* Do this: Print nothing but the lines from the start of the listing below through the line that contains "const xTicks = [0, 100, 200, 300, 400, 500];". Do not include the pictures.
—————
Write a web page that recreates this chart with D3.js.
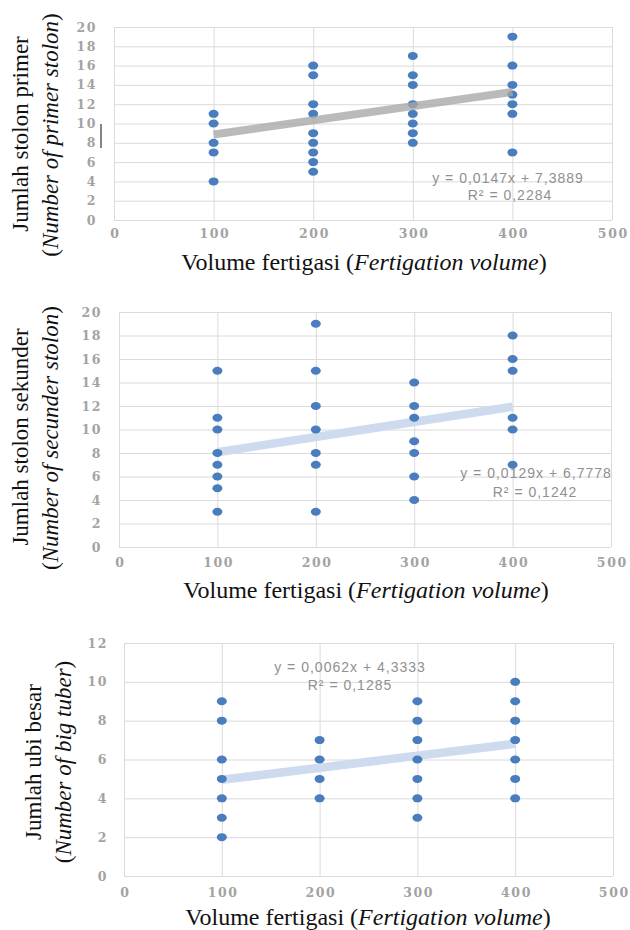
<!DOCTYPE html>
<html>
<head>
<meta charset="utf-8">
<script src="https://cdn.jsdelivr.net/npm/d3@7"></script>
<style>
  html, body { margin: 0; padding: 0; background: #ffffff; }
  svg { display: block; }
  .tick text { font-family: "DejaVu Serif", serif; font-weight: bold; font-size: 12.5px; fill: #a3a3a3; letter-spacing: 1.6px; }
  .tick line { stroke: #dadada; stroke-width: 1; }
  .title { font-family: "Liberation Serif", "Times New Roman", serif; font-size: 23px; fill: #111; }
  .xtitle { font-size: 24px; }
  .eq { font-family: "Liberation Sans", Arial, sans-serif; font-size: 14px; fill: #909090; letter-spacing: 1px; }
</style>
</head>
<body>
<svg id="chart" width="630" height="930"></svg>
<script>
// ---------- DATA ----------
const volumes = [100, 200, 300, 400];
const xTicks = [0, 100, 200, 300, 400, 500];

// Panel 1: number of primer stolon (values at each volume)
const primerStolon = [
  [11, 10, 8, 7, 4],
  [16, 15, 12, 11, 9, 8, 7, 6, 5],
  [17, 15, 14, 12, 11, 10, 9, 8],
  [19, 16, 14, 13, 12, 11, 7]
];
// Panel 2: number of secunder stolon
const secunderStolon = [
  [15, 11, 10, 8, 7, 6, 5, 3],
  [19, 15, 12, 10, 8, 7, 3],
  [14, 12, 11, 9, 8, 6, 4],
  [18, 16, 15, 11, 10, 7]
];
// Panel 3: number of big tuber
const bigTuber = [
  [9, 8, 6, 5, 4, 3, 2],
  [7, 6, 5, 4],
  [9, 8, 7, 6, 5, 4, 3],
  [10, 9, 8, 7, 6, 5, 4]
];

const yTicksStolon = [0, 2, 4, 6, 8, 10, 12, 14, 16, 18, 20];
const yTicksTuber = [0, 2, 4, 6, 8, 10, 12];

const trendSlopes = [0.0147, 0.0129, 0.0062];
const trendIntercepts = [7.3889, 6.7778, 4.3333];
const equationLabels = ["y = 0,0147x + 7,3889", "y = 0,0129x + 6,7778", "y = 0,0062x + 4,3333"];
const r2Labels = ["R² = 0,2284", "R² = 0,1242", "R² = 0,1285"];

const yTitles = ["Jumlah stolon primer", "Jumlah stolon sekunder", "Jumlah ubi besar"];
const yTitlesEn = ["Number of primer stolon", "Number of secunder stolon", "Number of big tuber"];
const xTitle = "Volume fertigasi";
const xTitleEn = "Fertigation volume";

// ---------- LAYOUT ----------
const panels = [
  { data: primerStolon, yTicks: yTicksStolon, left: 114, right: 612, top: 27, bottom: 220,
    yPad: 17, xPad: 14, trendColor: "#a6a6a6", trendOpacity: 0.78, trendWidth: 8, trendOver: true,
    eq: [508, 183], r2: [510, 200], yT1: [20, 134], yT2: [50, 135], xT: [364, 270], stray: true },
  { data: secunderStolon, yTicks: yTicksStolon, left: 119, right: 611, top: 312, bottom: 547,
    yPad: 17, xPad: 16, trendColor: "#cedbee", trendOpacity: 1, trendWidth: 8.5, trendOver: false,
    eq: [536, 478], r2: [535, 497], yT1: [20, 437], yT2: [50, 438], xT: [366, 598], stray: false },
  { data: bigTuber, yTicks: yTicksTuber, left: 124, right: 613, top: 643, bottom: 876,
    yPad: 16, xPad: 17, trendColor: "#cedbee", trendOpacity: 1, trendWidth: 8.5, trendOver: false,
    eq: [350, 672], r2: [350, 690], yT1: [33, 762], yT2: [63, 762], xT: [368, 925], stray: false }
];

const svg = d3.select("#chart");

panels.forEach((p, i) => {
  const g = svg.append("g");
  const x = d3.scaleLinear().domain([0, 500]).range([p.left, p.right]);
  const yMax = d3.max(p.yTicks);
  const y = d3.scaleLinear().domain([0, yMax]).range([p.bottom, p.top]);

  // gridlines + tick labels via axes
  const yAxis = d3.axisLeft(y).tickValues(p.yTicks).tickSize(-(p.right - p.left)).tickPadding(p.yPad).tickFormat(d3.format("d"));
  const xAxis = d3.axisBottom(x).tickValues(xTicks).tickSize(-(p.bottom - p.top)).tickPadding(p.xPad).tickFormat(d3.format("d"));

  const gy = g.append("g").attr("transform", `translate(${p.left},0)`).call(yAxis);
  gy.select(".domain").remove();
  const gx = g.append("g").attr("transform", `translate(0,${p.bottom})`).call(xAxis);
  gx.select(".domain").remove();
  gx.selectAll(".tick text").attr("dy", "0.35em").attr("dx", "0.8px");

  // trend line
  const x0 = d3.min(volumes), x1 = d3.max(volumes);
  const drawTrend = () => g.append("line")
    .attr("x1", x(x0)).attr("y1", y(trendSlopes[i] * x0 + trendIntercepts[i]))
    .attr("x2", x(x1)).attr("y2", y(trendSlopes[i] * x1 + trendIntercepts[i]))
    .attr("stroke", p.trendColor).attr("stroke-opacity", p.trendOpacity)
    .attr("stroke-width", p.trendWidth);

  if (!p.trendOver) drawTrend();

  // points
  const pts = [];
  p.data.forEach((vals, k) => vals.forEach(v => pts.push({ x: volumes[k], y: v })));
  g.append("g").selectAll("ellipse").data(pts).join("ellipse")
    .attr("cx", d => x(d.x)).attr("cy", d => y(d.y))
    .attr("rx", 5).attr("ry", 4)
    .attr("fill", "#4a7dbd");

  if (p.trendOver) drawTrend();

  // equation
  g.append("text").attr("class", "eq").attr("x", p.eq[0]).attr("y", p.eq[1]).attr("text-anchor", "middle").text(equationLabels[i]);
  g.append("text").attr("class", "eq").attr("x", p.r2[0]).attr("y", p.r2[1]).attr("text-anchor", "middle").text(r2Labels[i]);

  // y titles
  g.append("text").attr("class", "title")
    .attr("transform", `translate(${p.yT1[0]},${p.yT1[1]}) rotate(-90)`)
    .attr("text-anchor", "middle").attr("dy", "0.35em").text(yTitles[i]);
  const t2 = g.append("text").attr("class", "title")
    .attr("transform", `translate(${p.yT2[0]},${p.yT2[1]}) rotate(-90)`)
    .attr("text-anchor", "middle").attr("dy", "0.35em");
  t2.append("tspan").text("(");
  t2.append("tspan").attr("font-style", "italic").text(yTitlesEn[i]);
  t2.append("tspan").text(")");

  // x title
  const xt = g.append("text").attr("class", "title xtitle").attr("x", p.xT[0]).attr("y", p.xT[1]).attr("text-anchor", "middle");
  xt.append("tspan").text(xTitle + " (");
  xt.append("tspan").attr("font-style", "italic").text(xTitleEn);
  xt.append("tspan").text(")");

  if (p.stray) {
    g.append("line").attr("x1", 101).attr("x2", 101).attr("y1", 124).attr("y2", 148)
      .attr("stroke", "#333").attr("stroke-width", 1.2);
  }
});
</script>
</body>
</html>
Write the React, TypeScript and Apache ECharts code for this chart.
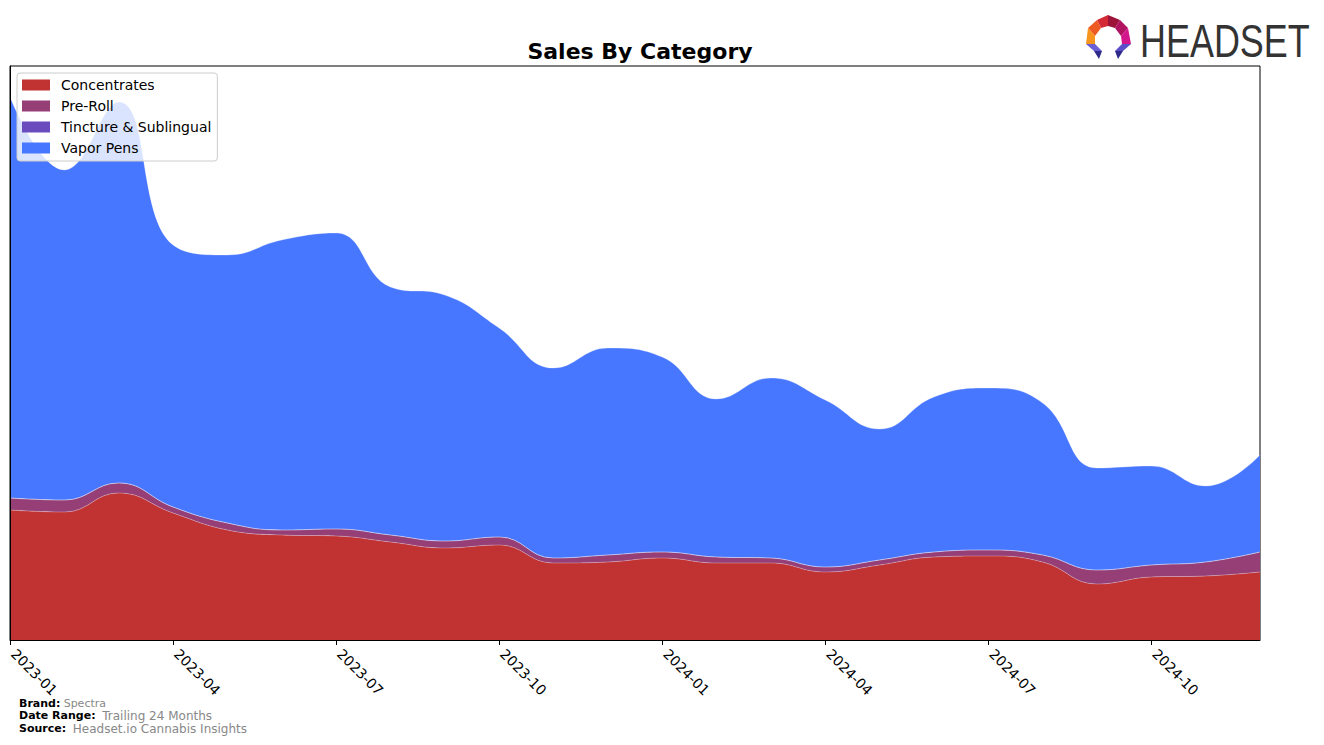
—————
* Output of the task:
Write a web page that recreates this chart with D3.js.
<!DOCTYPE html>
<html>
<head>
<meta charset="utf-8">
<script src="https://cdn.jsdelivr.net/npm/d3@7"></script>
<style>
  html, body { margin: 0; padding: 0; background: #ffffff; }
  svg { display: block; }
  .tick text { font-family: "DejaVu Serif", serif; font-weight: bold; font-size: 12.5px; fill: #a3a3a3; letter-spacing: 1.6px; }
  .tick line { stroke: #dadada; stroke-width: 1; }
  .title { font-family: "Liberation Serif", "Times New Roman", serif; font-size: 23px; fill: #111; }
  .xtitle { font-size: 24px; }
  .eq { font-family: "Liberation Sans", Arial, sans-serif; font-size: 14px; fill: #909090; letter-spacing: 1px; }
</style>
</head>
<body>
<svg id="chart" width="630" height="930"></svg>
<script>
// ---------- DATA ----------
const volumes = [100, 200, 300, 400];
const xTicks = [0, 100, 200, 300, 400, 500];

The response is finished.